Nous nous trouvons dans une ère de désinformation. La difficulté, avec le développement des réseaux sociaux, c’est qu’on ne sait plus à quoi se fier. Tout à l’air de se valoir. Et c’est normal : ces outils sont l’aboutissement d’années de recherche en sociologie et en science cognitives. Ils sont conçus pour avoir une prise sur notre attention. Il faut se demander : est-ce que j’aime quelque chose parce que cela confirme mon opinion, ou parce que c’est vrai ? La désinformation marche, car elle confirme nos croyances.
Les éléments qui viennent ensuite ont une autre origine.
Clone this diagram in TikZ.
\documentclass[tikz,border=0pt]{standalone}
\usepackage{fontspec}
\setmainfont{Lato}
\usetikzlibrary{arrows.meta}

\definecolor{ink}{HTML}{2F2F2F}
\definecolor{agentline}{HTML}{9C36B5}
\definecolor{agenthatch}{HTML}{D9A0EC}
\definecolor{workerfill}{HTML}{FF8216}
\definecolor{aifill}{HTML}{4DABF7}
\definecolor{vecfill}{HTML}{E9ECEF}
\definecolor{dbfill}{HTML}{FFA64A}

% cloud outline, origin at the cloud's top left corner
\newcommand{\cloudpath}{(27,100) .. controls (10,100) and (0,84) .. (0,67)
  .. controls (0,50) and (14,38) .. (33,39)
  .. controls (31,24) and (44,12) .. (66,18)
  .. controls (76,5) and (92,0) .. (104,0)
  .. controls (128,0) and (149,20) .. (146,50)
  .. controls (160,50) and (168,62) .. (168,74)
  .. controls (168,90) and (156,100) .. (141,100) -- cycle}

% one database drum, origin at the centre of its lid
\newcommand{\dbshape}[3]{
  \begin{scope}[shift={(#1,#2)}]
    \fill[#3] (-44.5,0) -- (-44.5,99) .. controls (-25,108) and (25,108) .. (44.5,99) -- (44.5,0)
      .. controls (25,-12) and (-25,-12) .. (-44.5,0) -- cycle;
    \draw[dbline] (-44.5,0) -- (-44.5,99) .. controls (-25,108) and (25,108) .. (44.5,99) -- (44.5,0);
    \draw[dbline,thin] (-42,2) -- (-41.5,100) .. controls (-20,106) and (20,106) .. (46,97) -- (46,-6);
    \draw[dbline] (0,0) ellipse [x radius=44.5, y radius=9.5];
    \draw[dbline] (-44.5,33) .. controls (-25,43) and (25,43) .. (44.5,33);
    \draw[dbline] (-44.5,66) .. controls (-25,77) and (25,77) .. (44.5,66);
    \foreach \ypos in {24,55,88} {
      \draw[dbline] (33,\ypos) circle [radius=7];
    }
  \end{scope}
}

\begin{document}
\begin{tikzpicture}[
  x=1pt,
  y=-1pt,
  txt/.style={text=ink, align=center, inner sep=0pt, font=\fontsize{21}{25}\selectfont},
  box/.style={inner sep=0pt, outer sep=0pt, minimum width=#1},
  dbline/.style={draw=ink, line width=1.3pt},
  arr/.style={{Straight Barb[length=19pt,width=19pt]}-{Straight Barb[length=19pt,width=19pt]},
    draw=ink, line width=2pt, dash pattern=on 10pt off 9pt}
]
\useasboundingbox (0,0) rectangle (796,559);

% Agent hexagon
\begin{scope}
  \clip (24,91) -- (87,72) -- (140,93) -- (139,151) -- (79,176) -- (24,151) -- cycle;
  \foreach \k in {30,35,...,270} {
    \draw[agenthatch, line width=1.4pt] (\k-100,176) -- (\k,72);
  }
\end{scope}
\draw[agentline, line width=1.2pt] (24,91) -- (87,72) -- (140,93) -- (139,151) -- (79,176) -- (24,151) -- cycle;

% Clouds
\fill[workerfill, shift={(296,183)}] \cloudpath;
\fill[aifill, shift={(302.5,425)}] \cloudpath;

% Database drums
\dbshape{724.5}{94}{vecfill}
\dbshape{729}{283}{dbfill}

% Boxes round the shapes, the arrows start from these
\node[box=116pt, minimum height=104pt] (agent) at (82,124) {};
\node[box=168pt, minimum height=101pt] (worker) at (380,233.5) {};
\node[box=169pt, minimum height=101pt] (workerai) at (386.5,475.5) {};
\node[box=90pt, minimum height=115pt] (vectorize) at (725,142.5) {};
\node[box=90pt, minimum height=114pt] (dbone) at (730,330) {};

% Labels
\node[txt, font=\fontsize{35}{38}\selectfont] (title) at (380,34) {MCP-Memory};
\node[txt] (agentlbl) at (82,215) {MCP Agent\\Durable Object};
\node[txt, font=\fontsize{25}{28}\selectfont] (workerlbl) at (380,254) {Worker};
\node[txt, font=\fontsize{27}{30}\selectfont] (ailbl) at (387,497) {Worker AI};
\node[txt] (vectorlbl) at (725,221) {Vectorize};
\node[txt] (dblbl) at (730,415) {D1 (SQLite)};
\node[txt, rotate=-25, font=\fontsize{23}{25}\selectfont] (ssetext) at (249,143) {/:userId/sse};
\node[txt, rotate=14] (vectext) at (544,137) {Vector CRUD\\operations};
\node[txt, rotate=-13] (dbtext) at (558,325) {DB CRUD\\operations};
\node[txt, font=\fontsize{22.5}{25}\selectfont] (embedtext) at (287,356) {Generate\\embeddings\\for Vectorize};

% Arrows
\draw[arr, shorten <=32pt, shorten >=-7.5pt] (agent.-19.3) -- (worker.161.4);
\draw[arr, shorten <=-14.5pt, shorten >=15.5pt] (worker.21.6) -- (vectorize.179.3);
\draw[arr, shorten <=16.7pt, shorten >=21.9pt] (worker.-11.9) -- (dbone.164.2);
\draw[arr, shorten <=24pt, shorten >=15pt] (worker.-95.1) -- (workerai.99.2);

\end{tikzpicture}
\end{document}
Je crois aussi que la science a participé elle-même à cette crise de confiance. Je suis moi-même très engagée contre la fraude, notamment au sein de FoSci, ce nouveau collectif qui vise à "décontaminer" la science des manipulations et trucages, et que j’ai rejoint récemment. Les affaires de ces dernières années, ces stars de la science déchues, ces milliers de papiers rétractés, ces maisons d’édition toutes entières qui se sont effondrées, ont engendré de la défiance.

A vous entendre, la science pourrait elle aussi finir par être contaminée par la désinformation…
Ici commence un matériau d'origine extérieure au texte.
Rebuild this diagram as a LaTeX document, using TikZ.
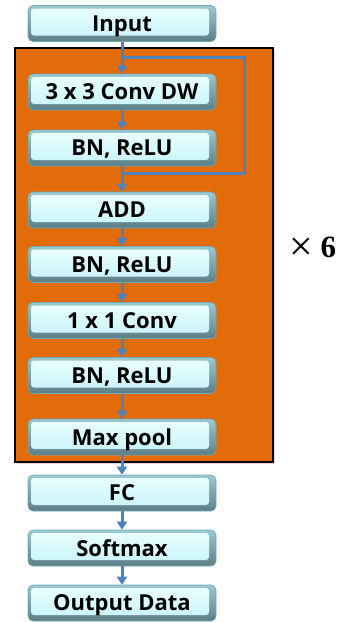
\documentclass[tikz,border=0pt]{standalone}
\usepackage{fontspec}
\setmainfont{Open Sans}
\newfontfamily\boxfont{Open Sans}[UprightFont={* Bold}]
\newfontfamily\serifx{Liberation Serif}
\usetikzlibrary{arrows.meta,shadows}
\definecolor{bevlight}{HTML}{9CC9D2}
\definecolor{bevdark}{HTML}{5C7E86}
\definecolor{bevedge}{HTML}{6FA9B6}
\definecolor{facetop}{HTML}{ECFFFF}
\definecolor{facebot}{HTML}{C4F3FA}
\definecolor{orangebg}{HTML}{E36C0A}
\definecolor{arrblue}{HTML}{4F81BD}
\tikzset{
  blk/.style={minimum width=188pt, minimum height=36pt, rounded corners=5pt, inner sep=0pt,
    font=\boxfont\fontsize{22}{22}\selectfont, text=black, text depth=0pt,
    top color=bevlight, bottom color=bevdark, draw=bevedge, line width=0.6pt,
    path picture={\shade[top color=facetop,bottom color=facebot,rounded corners=3pt]
      ([xshift=3pt,yshift=-3pt]path picture bounding box.north west) rectangle
      ([xshift=-7pt,yshift=6pt]path picture bounding box.south east);}},
  arr/.style={draw=arrblue, line width=3pt, -{Triangle[width=10pt,length=8pt]}},
  skipline/.style={draw=arrblue, line width=3pt},
  repbox/.style={draw=black, line width=2pt, fill=orangebg, minimum width=258pt, minimum height=414pt,
    drop shadow={shadow xshift=2pt, shadow yshift=-2pt, opacity=0.3}}
}
\begin{document}
\begin{tikzpicture}[x=1pt,y=-1pt]
\useasboundingbox (0,0) rectangle (344,622);
\node[repbox] (rep) at (144,255) {};
\node[blk] (in) at (122,23.5) {Input};
\node[blk] (dw) at (122,92) {3 x 3 Conv DW};
\node[blk] (bn1) at (122,148) {BN, ReLU};
\node[blk] (add) at (122,210) {ADD};
\node[blk] (bn2) at (122,264.5) {BN, ReLU};
\node[blk] (pw) at (122,320.5) {1 x 1 Conv};
\node[blk] (bn3) at (122,375.5) {BN, ReLU};
\node[blk] (mp) at (122,437) {Max pool};
\node[blk] (fc) at (122,493) {FC};
\node[blk] (sm) at (122,548) {Softmax};
\node[blk] (out) at (122,603) {Output Data};
\node[font=\serifx\fontsize{31}{31}\selectfont, inner sep=0pt, anchor=base] (times) at (313,257) {\raisebox{-3.5pt}{\fontsize{42}{42}\selectfont ×}\hspace{7pt}\textbf{6}};
\coordinate (s1) at (122,57);
\coordinate (s2) at (244,57);
\coordinate (s3) at (244,173);
\coordinate (s4) at (122,173);
\draw[skipline] (s1) -- (s2) -- (s3) -- (s4);
\draw[arr] (in) -- (dw);
\draw[arr] (dw) -- (bn1);
\draw[arr] (bn1) -- (add);
\draw[arr] (add) -- (bn2);
\draw[arr] (bn2) -- (pw);
\draw[arr] (pw) -- (bn3);
\draw[arr] (bn3) -- (mp);
\draw[arr] (mp) -- (fc);
\draw[arr] (fc) -- (sm);
\draw[arr] (sm) -- (out);
\end{tikzpicture}
\end{document}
C’est un risque qu’il ne faut pas sous-estimer. Il y a une forme de porosité. Les mêmes groupes d’influence qui pourrissent le débat public tentent aussi d’infiltrer les productions scientifiques. Des gens idéologisés tentent d’ouvrir leur journal et de faire croire qu’il est respecté, ils écrivent des études relues par leurs amis. C’est de plus en plus dur de distinguer, au sein de la science, ce qui est vrai ou pas.

Même si dans la très grande majorité des cas les scientifiques arrivent encore à faire la différence, les frontières entre la science et la politique sont de plus en plus diluées. Nous devons veiller, en tant que scientifiques, à être le plus objectifs possible et de ne pas avoir l’air de choisir un camp, ou une idée. C’est un sujet qui m’a intéressé durant ma carrière : nous avons tous des biais cognitifs. Il faut les comprendre, et les challenger.

Que doit faire la science pour résister ?

Je pense que plus d’ouverture est la solution. Je ne parle pas seulement d’articles de recherche accessibles gratuitement et facilement, comme c’est de plus en plus le cas actuellement. Il nous faut rendre systématiquement publiques les données utilisées par les chercheurs, leurs analyses, les éléments repérés lors des relectures. Nous devrions avoir des rapports publics résumant ce qui a été fait durant la relecture. Plus la science sera ouverte, plus difficile il sera de cacher la fraude, ou d’affirmer qu’on nous cache des choses. Il faut aussi plus de sanctions pour les fraudeurs, de la part des journaux et des institutions, qui parfois ferment les yeux. J’ai d’ailleurs écrit en 2023 une lettre ouverte au CNRS, à propos de cela. Espérons que les institutions prennent ces sujets plus au sérieux à l’avenir.